__Exercise brief__:
Only one span of the listing below is wanted: the lines from the one with "Write a web" through the one with "34, 28, 13];", reproduced exactly, both ends kept.

■ ■ ■ ■

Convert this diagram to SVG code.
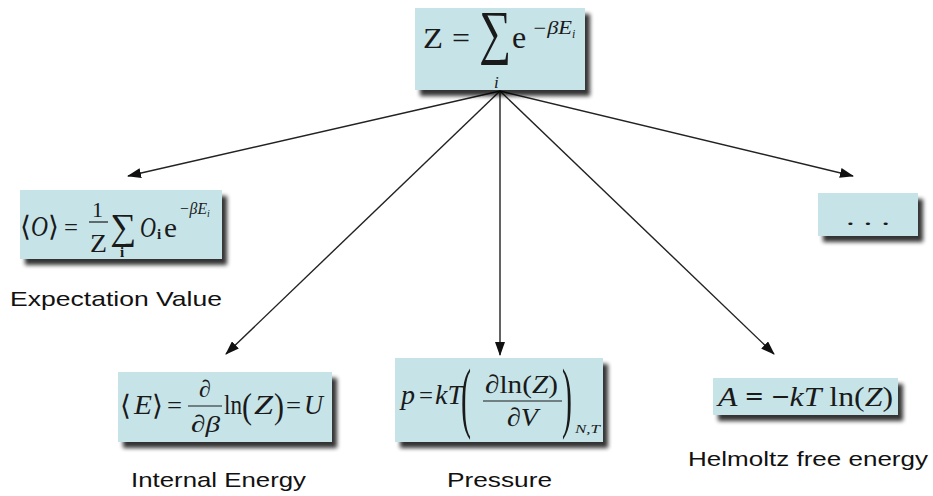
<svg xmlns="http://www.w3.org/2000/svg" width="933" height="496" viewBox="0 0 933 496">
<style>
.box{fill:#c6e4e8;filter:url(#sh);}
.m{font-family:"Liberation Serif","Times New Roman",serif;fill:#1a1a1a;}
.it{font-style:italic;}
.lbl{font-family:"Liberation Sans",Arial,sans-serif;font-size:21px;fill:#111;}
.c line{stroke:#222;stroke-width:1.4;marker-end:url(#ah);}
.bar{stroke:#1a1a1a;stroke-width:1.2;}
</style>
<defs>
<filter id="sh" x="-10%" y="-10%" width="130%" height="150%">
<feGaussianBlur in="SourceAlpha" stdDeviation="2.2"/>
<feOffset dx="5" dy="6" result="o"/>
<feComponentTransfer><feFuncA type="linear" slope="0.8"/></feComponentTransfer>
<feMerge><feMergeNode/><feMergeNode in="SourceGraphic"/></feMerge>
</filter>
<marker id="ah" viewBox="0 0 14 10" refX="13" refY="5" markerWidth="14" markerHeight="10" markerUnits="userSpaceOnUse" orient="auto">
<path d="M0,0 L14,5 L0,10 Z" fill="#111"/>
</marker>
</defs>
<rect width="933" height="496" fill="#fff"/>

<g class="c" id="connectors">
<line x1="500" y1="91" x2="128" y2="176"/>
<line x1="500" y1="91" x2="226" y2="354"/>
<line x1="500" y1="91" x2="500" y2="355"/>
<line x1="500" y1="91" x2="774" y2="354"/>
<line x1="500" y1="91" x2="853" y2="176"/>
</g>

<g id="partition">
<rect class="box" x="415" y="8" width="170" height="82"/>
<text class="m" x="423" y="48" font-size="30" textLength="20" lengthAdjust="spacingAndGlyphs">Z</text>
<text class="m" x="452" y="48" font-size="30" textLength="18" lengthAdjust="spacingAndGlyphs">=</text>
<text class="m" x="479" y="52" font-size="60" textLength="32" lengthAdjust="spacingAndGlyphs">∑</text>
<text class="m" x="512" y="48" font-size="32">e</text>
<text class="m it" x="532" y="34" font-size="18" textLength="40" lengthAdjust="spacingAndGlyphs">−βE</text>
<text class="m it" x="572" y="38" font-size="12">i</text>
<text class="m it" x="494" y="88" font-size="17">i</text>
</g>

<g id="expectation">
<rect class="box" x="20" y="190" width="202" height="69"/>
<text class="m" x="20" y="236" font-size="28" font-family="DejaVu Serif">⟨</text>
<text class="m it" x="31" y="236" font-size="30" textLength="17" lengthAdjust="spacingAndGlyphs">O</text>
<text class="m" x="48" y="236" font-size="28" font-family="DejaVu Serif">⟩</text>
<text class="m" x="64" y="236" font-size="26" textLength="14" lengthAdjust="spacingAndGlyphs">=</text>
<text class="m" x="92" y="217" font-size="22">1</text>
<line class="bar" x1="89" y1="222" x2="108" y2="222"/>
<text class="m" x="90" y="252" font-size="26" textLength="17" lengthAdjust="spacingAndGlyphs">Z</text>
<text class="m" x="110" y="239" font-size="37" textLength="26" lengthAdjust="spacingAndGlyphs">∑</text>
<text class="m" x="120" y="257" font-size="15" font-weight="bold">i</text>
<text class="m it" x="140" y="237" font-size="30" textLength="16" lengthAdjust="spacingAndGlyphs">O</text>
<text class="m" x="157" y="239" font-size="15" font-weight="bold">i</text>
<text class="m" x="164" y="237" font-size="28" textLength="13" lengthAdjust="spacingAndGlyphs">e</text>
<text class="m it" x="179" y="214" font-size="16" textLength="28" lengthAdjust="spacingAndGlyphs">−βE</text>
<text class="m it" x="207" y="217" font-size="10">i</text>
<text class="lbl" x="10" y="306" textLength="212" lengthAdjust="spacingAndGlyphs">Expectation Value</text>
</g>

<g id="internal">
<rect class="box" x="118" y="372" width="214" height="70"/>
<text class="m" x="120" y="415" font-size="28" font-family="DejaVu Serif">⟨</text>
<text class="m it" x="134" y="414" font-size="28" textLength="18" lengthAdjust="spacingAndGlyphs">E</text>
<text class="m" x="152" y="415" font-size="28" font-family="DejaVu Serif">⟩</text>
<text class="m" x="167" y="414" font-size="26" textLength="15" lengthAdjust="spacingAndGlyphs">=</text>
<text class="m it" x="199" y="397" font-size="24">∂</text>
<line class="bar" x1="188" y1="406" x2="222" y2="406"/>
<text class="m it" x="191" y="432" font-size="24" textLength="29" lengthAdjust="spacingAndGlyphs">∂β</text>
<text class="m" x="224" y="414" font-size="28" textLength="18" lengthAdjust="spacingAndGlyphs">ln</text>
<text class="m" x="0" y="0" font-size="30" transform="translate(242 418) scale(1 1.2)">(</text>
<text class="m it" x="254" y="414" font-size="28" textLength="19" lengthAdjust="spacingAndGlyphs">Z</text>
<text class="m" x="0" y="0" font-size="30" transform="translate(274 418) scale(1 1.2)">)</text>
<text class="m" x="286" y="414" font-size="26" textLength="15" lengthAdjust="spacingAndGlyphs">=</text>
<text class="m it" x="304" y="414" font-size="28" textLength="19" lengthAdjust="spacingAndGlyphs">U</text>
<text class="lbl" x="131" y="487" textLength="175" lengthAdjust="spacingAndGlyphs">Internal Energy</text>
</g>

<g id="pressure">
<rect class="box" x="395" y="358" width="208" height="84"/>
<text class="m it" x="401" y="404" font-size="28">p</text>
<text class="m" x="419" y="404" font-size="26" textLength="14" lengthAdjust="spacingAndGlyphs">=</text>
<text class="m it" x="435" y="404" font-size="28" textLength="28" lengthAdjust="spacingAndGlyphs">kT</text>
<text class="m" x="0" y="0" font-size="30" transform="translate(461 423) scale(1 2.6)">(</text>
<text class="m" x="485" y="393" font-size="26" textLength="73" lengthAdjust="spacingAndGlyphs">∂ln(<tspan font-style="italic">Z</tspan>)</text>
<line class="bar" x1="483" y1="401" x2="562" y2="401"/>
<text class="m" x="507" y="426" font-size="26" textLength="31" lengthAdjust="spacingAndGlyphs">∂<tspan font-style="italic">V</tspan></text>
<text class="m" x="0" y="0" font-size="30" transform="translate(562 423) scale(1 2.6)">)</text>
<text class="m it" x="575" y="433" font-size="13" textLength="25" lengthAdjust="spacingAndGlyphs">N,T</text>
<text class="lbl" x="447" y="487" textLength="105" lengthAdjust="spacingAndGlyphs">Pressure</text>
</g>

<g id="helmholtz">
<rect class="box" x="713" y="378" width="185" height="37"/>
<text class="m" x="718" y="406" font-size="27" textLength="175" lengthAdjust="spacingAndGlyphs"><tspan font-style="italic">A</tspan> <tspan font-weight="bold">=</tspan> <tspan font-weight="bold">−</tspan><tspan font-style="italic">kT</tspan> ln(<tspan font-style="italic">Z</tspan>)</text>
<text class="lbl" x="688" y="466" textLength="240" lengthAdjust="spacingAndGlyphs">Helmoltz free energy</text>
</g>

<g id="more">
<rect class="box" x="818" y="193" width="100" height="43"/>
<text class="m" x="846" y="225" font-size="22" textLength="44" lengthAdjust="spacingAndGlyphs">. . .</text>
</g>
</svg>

■ ■ ■ ■

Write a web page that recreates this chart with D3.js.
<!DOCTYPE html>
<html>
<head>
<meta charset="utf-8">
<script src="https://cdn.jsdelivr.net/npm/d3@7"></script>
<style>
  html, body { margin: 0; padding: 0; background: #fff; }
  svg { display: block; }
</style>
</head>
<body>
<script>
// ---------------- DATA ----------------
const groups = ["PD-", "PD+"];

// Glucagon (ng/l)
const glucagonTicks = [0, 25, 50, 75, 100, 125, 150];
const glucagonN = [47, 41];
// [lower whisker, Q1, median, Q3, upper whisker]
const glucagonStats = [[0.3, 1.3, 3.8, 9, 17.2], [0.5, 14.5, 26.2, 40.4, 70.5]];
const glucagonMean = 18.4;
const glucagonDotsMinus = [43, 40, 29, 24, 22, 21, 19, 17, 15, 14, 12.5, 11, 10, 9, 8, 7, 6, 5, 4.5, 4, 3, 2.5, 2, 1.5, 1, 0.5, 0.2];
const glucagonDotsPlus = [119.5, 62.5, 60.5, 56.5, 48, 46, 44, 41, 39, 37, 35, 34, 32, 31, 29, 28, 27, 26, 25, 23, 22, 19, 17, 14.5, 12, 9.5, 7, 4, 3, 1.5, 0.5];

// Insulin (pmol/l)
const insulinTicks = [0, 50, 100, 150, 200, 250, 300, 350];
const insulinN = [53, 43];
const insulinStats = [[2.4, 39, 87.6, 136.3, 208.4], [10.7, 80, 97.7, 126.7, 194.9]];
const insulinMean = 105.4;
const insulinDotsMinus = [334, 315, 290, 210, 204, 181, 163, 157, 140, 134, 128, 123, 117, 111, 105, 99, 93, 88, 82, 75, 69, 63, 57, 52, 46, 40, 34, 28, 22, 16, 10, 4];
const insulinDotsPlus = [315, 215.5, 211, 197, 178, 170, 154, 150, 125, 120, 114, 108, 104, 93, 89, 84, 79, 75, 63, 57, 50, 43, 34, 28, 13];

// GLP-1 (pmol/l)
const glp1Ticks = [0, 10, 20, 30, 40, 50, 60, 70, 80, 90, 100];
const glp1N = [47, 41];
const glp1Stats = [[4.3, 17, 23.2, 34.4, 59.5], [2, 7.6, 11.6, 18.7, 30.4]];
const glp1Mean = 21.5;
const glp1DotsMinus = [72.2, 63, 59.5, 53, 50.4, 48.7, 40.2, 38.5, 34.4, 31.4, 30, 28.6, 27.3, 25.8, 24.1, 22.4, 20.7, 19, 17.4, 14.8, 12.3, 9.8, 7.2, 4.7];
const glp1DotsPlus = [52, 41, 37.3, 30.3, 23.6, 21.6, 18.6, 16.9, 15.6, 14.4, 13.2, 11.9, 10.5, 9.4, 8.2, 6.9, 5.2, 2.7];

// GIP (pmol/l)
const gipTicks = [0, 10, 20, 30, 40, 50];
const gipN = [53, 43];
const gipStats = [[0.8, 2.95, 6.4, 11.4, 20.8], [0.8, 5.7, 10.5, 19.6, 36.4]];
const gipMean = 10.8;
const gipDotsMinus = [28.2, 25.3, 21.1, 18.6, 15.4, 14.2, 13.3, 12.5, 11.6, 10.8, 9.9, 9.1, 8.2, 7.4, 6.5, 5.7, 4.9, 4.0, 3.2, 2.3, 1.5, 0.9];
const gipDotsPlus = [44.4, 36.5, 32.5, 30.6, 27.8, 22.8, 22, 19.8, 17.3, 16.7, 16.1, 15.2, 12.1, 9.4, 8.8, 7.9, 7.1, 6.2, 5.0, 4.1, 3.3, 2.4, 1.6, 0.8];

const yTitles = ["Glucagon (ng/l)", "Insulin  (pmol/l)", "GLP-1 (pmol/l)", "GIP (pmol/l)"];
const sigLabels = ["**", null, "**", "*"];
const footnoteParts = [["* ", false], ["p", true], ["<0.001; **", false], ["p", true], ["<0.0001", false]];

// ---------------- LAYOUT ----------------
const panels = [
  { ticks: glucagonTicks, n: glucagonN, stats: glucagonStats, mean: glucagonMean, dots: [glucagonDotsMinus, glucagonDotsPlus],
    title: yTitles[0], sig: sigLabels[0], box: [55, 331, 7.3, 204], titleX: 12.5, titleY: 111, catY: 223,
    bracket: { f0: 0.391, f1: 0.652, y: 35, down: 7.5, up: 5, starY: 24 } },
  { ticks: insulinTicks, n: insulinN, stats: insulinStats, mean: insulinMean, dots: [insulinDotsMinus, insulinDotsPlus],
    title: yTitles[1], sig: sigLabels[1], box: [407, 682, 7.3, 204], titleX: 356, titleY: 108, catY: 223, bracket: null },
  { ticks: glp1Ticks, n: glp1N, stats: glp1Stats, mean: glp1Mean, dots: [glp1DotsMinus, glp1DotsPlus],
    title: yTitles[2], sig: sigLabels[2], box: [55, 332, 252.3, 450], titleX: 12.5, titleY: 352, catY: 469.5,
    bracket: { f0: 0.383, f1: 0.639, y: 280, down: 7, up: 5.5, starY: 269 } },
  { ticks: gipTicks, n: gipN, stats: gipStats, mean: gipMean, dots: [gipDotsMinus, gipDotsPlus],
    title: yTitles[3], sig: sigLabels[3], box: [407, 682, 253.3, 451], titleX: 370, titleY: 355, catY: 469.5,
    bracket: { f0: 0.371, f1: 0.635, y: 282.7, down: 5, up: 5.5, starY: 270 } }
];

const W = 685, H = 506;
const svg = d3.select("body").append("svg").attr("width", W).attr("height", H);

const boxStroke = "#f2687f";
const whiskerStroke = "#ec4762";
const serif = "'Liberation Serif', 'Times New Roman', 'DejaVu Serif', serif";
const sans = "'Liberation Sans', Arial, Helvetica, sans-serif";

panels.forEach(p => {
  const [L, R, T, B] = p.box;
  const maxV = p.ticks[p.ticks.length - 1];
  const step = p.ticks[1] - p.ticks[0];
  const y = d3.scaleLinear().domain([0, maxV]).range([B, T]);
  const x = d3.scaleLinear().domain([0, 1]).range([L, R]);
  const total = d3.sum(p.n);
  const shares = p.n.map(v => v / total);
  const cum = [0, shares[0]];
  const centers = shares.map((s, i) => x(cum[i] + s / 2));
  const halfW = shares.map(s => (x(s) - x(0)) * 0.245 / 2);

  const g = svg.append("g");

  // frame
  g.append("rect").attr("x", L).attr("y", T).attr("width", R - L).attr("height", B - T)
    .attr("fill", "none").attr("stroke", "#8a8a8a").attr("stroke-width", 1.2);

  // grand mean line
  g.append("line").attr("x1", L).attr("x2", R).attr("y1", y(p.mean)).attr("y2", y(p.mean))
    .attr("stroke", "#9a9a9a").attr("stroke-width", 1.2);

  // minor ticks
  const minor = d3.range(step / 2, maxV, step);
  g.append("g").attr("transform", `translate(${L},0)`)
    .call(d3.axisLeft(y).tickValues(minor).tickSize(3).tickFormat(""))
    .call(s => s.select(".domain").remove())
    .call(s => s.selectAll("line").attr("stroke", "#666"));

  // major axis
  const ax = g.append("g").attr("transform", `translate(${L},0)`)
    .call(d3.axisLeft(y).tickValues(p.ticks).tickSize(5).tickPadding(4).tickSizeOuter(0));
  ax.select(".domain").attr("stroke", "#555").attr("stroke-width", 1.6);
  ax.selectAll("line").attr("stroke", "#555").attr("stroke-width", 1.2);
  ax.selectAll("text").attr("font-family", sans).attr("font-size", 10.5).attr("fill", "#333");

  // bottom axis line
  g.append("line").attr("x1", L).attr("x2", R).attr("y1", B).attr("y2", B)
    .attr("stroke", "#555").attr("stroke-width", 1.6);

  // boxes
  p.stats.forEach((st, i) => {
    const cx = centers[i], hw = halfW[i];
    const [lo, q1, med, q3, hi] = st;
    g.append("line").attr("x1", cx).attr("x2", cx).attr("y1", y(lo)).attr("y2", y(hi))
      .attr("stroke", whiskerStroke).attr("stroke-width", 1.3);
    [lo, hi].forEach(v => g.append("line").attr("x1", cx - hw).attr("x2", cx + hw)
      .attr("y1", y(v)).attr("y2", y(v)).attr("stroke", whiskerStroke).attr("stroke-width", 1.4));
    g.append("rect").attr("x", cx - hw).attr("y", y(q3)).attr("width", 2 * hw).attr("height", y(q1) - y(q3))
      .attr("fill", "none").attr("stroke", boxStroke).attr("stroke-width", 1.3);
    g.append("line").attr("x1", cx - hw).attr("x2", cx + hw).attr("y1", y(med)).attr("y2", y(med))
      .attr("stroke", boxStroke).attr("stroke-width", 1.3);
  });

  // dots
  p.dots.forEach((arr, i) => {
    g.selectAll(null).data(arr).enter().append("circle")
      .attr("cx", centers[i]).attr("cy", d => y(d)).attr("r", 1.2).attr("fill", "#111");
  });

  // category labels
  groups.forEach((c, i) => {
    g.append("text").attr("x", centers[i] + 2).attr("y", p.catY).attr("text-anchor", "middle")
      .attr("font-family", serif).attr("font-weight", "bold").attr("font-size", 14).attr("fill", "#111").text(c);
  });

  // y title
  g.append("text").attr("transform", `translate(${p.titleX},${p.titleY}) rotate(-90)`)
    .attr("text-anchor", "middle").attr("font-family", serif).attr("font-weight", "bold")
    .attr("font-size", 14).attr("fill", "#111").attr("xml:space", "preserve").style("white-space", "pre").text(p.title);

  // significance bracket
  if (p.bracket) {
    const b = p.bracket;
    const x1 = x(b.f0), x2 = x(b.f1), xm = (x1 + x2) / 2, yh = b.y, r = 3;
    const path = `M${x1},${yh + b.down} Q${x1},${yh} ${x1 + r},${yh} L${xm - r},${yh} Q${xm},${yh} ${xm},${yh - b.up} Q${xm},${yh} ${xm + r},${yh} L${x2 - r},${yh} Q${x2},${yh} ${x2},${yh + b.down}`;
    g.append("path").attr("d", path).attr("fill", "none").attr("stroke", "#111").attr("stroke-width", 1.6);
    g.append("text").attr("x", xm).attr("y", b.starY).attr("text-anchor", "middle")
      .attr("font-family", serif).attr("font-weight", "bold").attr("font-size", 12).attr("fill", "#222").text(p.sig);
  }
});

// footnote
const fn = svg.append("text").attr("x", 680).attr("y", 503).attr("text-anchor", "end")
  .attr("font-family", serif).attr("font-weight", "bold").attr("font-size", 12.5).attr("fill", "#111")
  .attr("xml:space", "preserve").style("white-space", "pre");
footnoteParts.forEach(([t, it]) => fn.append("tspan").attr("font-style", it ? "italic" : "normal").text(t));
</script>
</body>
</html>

■ ■ ■ ■

__Task output__:
Write a web page that recreates this chart with D3.js.
<!DOCTYPE html>
<html>
<head>
<meta charset="utf-8">
<script src="https://cdn.jsdelivr.net/npm/d3@7"></script>
<style>
  html, body { margin: 0; padding: 0; background: #fff; }
  svg { display: block; }
</style>
</head>
<body>
<script>
// ---------------- DATA ----------------
const groups = ["PD-", "PD+"];

// Glucagon (ng/l)
const glucagonTicks = [0, 25, 50, 75, 100, 125, 150];
const glucagonN = [47, 41];
// [lower whisker, Q1, median, Q3, upper whisker]
const glucagonStats = [[0.3, 1.3, 3.8, 9, 17.2], [0.5, 14.5, 26.2, 40.4, 70.5]];
const glucagonMean = 18.4;
const glucagonDotsMinus = [43, 40, 29, 24, 22, 21, 19, 17, 15, 14, 12.5, 11, 10, 9, 8, 7, 6, 5, 4.5, 4, 3, 2.5, 2, 1.5, 1, 0.5, 0.2];
const glucagonDotsPlus = [119.5, 62.5, 60.5, 56.5, 48, 46, 44, 41, 39, 37, 35, 34, 32, 31, 29, 28, 27, 26, 25, 23, 22, 19, 17, 14.5, 12, 9.5, 7, 4, 3, 1.5, 0.5];

// Insulin (pmol/l)
const insulinTicks = [0, 50, 100, 150, 200, 250, 300, 350];
const insulinN = [53, 43];
const insulinStats = [[2.4, 39, 87.6, 136.3, 208.4], [10.7, 80, 97.7, 126.7, 194.9]];
const insulinMean = 105.4;
const insulinDotsMinus = [334, 315, 290, 210, 204, 181, 163, 157, 140, 134, 128, 123, 117, 111, 105, 99, 93, 88, 82, 75, 69, 63, 57, 52, 46, 40, 34, 28, 22, 16, 10, 4];
const insulinDotsPlus = [315, 215.5, 211, 197, 178, 170, 154, 150, 125, 120, 114, 108, 104, 93, 89, 84, 79, 75, 63, 57, 50, 43, 34, 28, 13];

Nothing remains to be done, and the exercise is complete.